The event that dominates this period of Irish history is the arrival of Christianity, which began to take root in Ireland nearly 400 years after the birth of Christ. In the year 431 Pope Celestine sent Palladius as the first bishop to the Irish believing in Christ. This was at the same time that St Patrick came to Ireland, and it is of course St Patrick who is the person most commonly associated with the conversion of the pagan Irish to Christianity.

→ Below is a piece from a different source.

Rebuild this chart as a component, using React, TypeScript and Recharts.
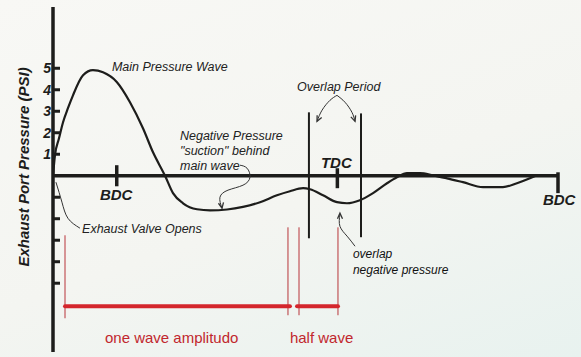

Many of the churches and graveyards in Wicklow have early origins. While some were established or founded shortly after St Patrick’s time, over the next few hundred years many more churches were established throughout Wicklow. Today the most famous of these in Wicklow is Glendalough, which was founded by St Kevin, who was a member of a powerful ruling family in Leinster. Over time Glendalough became famous across the whole island of Ireland, and many of the ruling families of Wicklow and Leinster wanted to be buried at the graveyard there. As a result of this, many of these families gave money to the monastery, which allowed the monks there to build many churches and, most famous of all, it’s round tower.
A thousand years ago there were no towns and villages, and no tall buildings. In fact the tallest building in Wicklow at that time would have been the round tower at Glendalough, which is the only example from the county. Only the most wealthy churches in the country could afford to build a round tower, and there is no doubt that some of the money needed to pay for them would have been donated by the local ruling families. Anyone visiting Glendalough around 900 years ago must have been amazed to see such a building for the first time. It is believed that these towers were also used as a place to retreat if a monastery came under attack. They were also used as places to store valuable books and relics. However, the main purpose of round towers was as a bell tower, though it is most likely that they were designed to tell the world of the wealth and status of the monastery at Glendalough.

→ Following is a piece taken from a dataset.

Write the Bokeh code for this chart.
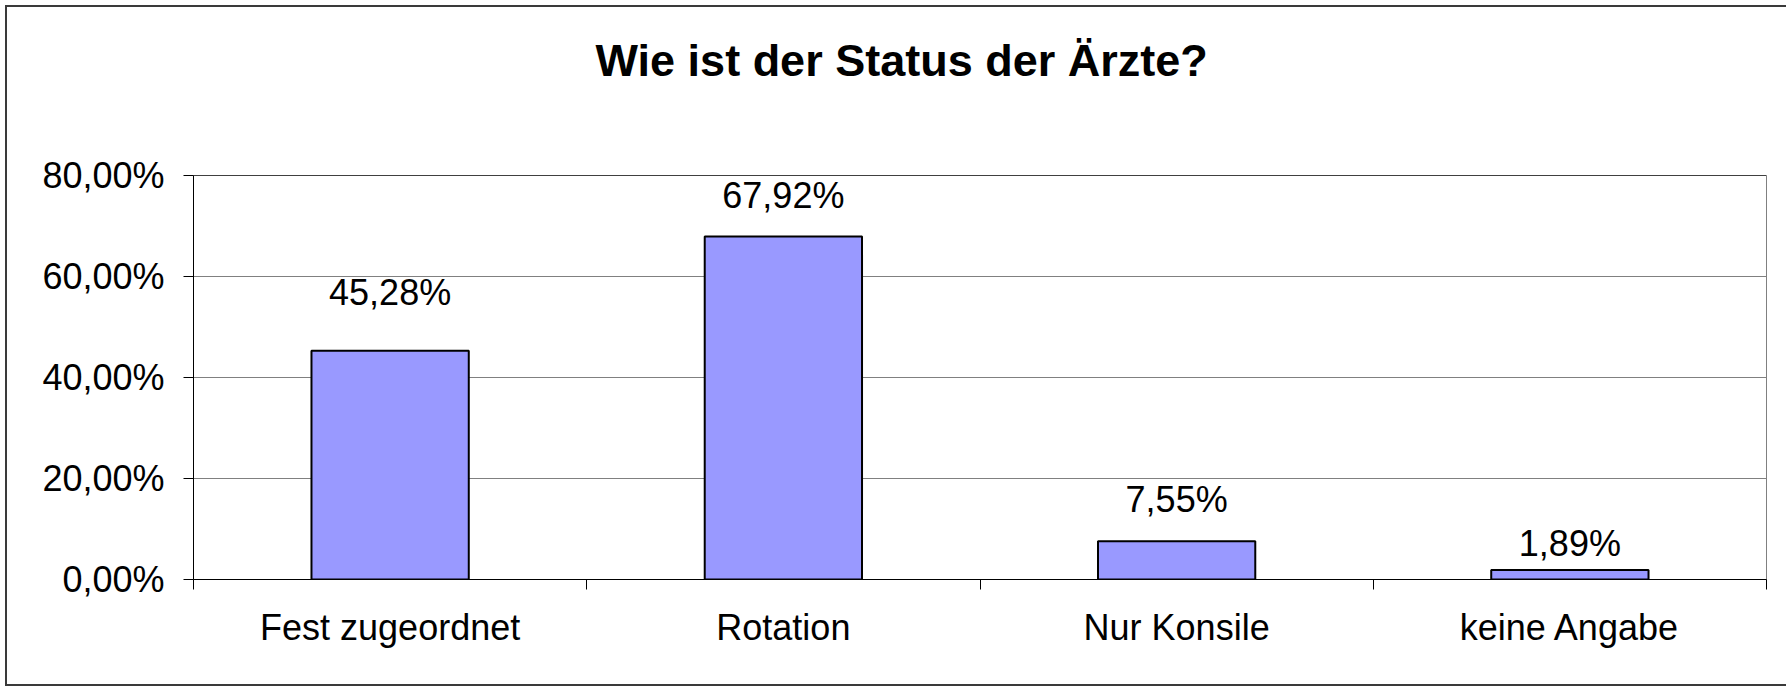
from bokeh.plotting import figure
from bokeh.models import (ColumnDataSource, Range1d, LinearAxis,
                          FixedTicker, Title, Span)
from bokeh.core.properties import value
from bokeh.embed import file_html
from bokeh.resources import INLINE

# ---------------- data ----------------
title_text = "Wie ist der Status der Ärzte?"
categories = ["Fest zugeordnet", "Rotation", "Nur Konsile", "keine Angabe"]
percentages = [45.28, 67.92, 7.55, 1.89]
y_ticks = [0, 20, 40, 60, 80]
y_tick_labels = ["0,00%", "20,00%", "40,00%", "60,00%", "80,00%"]

# ---------------- styling ----------------
FONT = "Liberation Sans"
BAR_FILL = "#9999FF"
GRID = "#808080"
FRAME_W, FRAME_H = 1573, 404
label_offset_px = [58, 41, 42, 26]   # screen offset of value labels above bar tops

n = len(categories)
centers = [i + 0.5 for i in range(n)]          # category slot centres
bounds = list(range(n + 1))                    # category slot boundaries
value_labels = [f"{v:.2f}".replace(".", ",") + "%" for v in percentages]

src = ColumnDataSource(dict(
    x=centers,
    val=percentages,
    label=value_labels,
    yoff=[-g for g in label_offset_px],
))

p = figure(
    x_range=Range1d(0, n),
    y_range=Range1d(y_ticks[0], y_ticks[-1]),
    frame_width=FRAME_W, frame_height=FRAME_H,
    min_border_left=186, min_border_top=168, min_border_right=20, min_border_bottom=105,
    output_backend="svg", toolbar_location=None,
    background_fill_color="white", border_fill_color="white",
)
p.styles = {
    "margin": "5px 0 0 5px",
    "border-left": "2px solid #3a3a3a",
    "border-top": "2px solid #3a3a3a",
    "border-bottom": "2px solid #3a3a3a",
}
p.outline_line_color = GRID
p.outline_line_width = 1

# title
title = Title(text=title_text, align="left", offset=402, standoff=0,
              vertical_align="bottom",
              text_font=FONT, text_font_size="45px", text_font_style="bold",
              text_color="black")
try:
    title.padding = dict(top=0, right=0, bottom=90, left=0)
except Exception:
    title.standoff = 118
p.title = title

# y axis
yax = p.yaxis[0]
yax.ticker = FixedTicker(ticks=y_ticks)
yax.major_label_overrides = {t: l for t, l in zip(y_ticks, y_tick_labels)}
yax.axis_line_color = "black"
yax.major_tick_line_color = "black"
yax.major_tick_out = 10
yax.major_tick_in = 0
yax.minor_tick_line_color = None
yax.major_label_standoff = 19
yax.major_label_text_font = FONT
yax.major_label_text_font_size = "36px"
yax.major_label_text_color = "black"

p.ygrid.ticker = FixedTicker(ticks=y_ticks)
p.ygrid.grid_line_color = GRID
p.ygrid.grid_line_width = 1
p.xgrid.visible = False

# x axes: boundary ticks nearest the frame, category labels below
bound_axis = p.xaxis[0]
bound_axis.ticker = FixedTicker(ticks=bounds)
bound_axis.axis_line_color = "black"
bound_axis.major_tick_line_color = "black"
bound_axis.major_tick_out = 10
bound_axis.major_tick_in = 0
bound_axis.minor_tick_line_color = None
bound_axis.major_label_text_font_size = "0px"
bound_axis.major_label_standoff = 0
bound_axis.major_label_overrides = {b: "" for b in bounds}

cat_axis = LinearAxis(ticker=FixedTicker(ticks=centers))
cat_axis.major_label_overrides = {c: name for c, name in zip(centers, categories)}
cat_axis.axis_line_color = None
cat_axis.major_tick_line_color = None
cat_axis.minor_tick_line_color = None
cat_axis.major_tick_out = 0
cat_axis.major_tick_in = 0
cat_axis.major_label_standoff = 17
cat_axis.major_label_text_font = FONT
cat_axis.major_label_text_font_size = "36px"
cat_axis.major_label_text_color = "black"
p.add_layout(cat_axis, "below")

# bars
p.vbar(x="x", top="val", bottom=0, width=0.4, source=src,
       fill_color=BAR_FILL, line_color="black", line_width=2)

# top line of plot area
p.add_layout(Span(location=y_ticks[-1], dimension="width", line_color="black", line_width=1))

# value labels
p.text(x="x", y="val", text="label", y_offset="yoff", source=src,
       text_align="center", text_baseline="alphabetic",
       text_font=value(FONT), text_font_size="36px", text_color="black")

open("out.html", "w").write(file_html(p, INLINE))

Not all the churches in Wicklow were as wealthy as Glendalough. Many did not have the sponsorship of powerful kings, and did not have the money to build elaborate churches or round towers. Many of the old graveyards in the county started life over a thousand years ago as local churches. Today the old churches are abandoned and in ruins, and sometimes the remains of the old churches have entirely disappeared. The earliest church buildings were built of wood, and all traces of these structures have entirely disappeared. By the year 1000 AD these wooden buildings were replaced by churches built in stone. Around the year 1150 a large stone church was built at Aghowle near Shillelagh. The door of this church is beautifully constructed and is one of the finest examples in the country.
Today, these old graveyards seem very peaceful and quiet. However, over a thousand years ago these were very busy places. At this time there were no towns in Ireland, and it was the local church that became the centre of the community. People also traveled from many miles around to visit important monasteries such as Glendalough on pilgrimage in order to visit the monastery and the relics of St Kevin. These important monasteries were also schools where people would go for their religious training if they wanted to become a priest, a monk or a nun.
Other stone monuments or objects can be found today at some old graveyards. These can provide very useful evidence to show how old a graveyard is, even if there are no remains of an early church building at the site. For example, sometimes large stone crosses can be found at an old graveyard. A very fine example of this is St Mark’s Cross at Burgage near Blessington. This cross can be found in a modern cemetery, but it originally came from an older graveyard nearby that was partly flooded in 1940 by the Poulaphuca Reservoir. The largest stone cross in Wicklow is St Kevin’s Cross at Glendalough. Both St Mark’s Cross near Blessington and St Kevin’s Cross at Glenalough are very large crosses, but they are plain and do not feature any decoration. Very few of the Wicklow crosses have any decoration, which is commonly found on crosses elsewhere in the country. However, at least one cross from Wicklow was decorated. The cross itself is missing, but the base of the cross can be found at Oldcourt near Bray. The cross was brought here over 200 years ago, and it is not known where it originally came from, though it was supposed to have been found under a hedge nearby. The decoration on the base of the cross shows scenes from the Old Testament. At a time when very few people could read or write these carvings may have been used to teach people some of the stories from the Bible. In the old graveyard in Delgany is the shaft of a high cross, the top of which is missing. However, the surviving shaft is important because on it is a rare example of an inscription in Irish, asking for a prayer for two people. The name of the first person is no longer readable, but the second person mentioned on the cross is Odran who is described as a wright, that is someone who worked in timber or stone – perhaps the man who carved the cross.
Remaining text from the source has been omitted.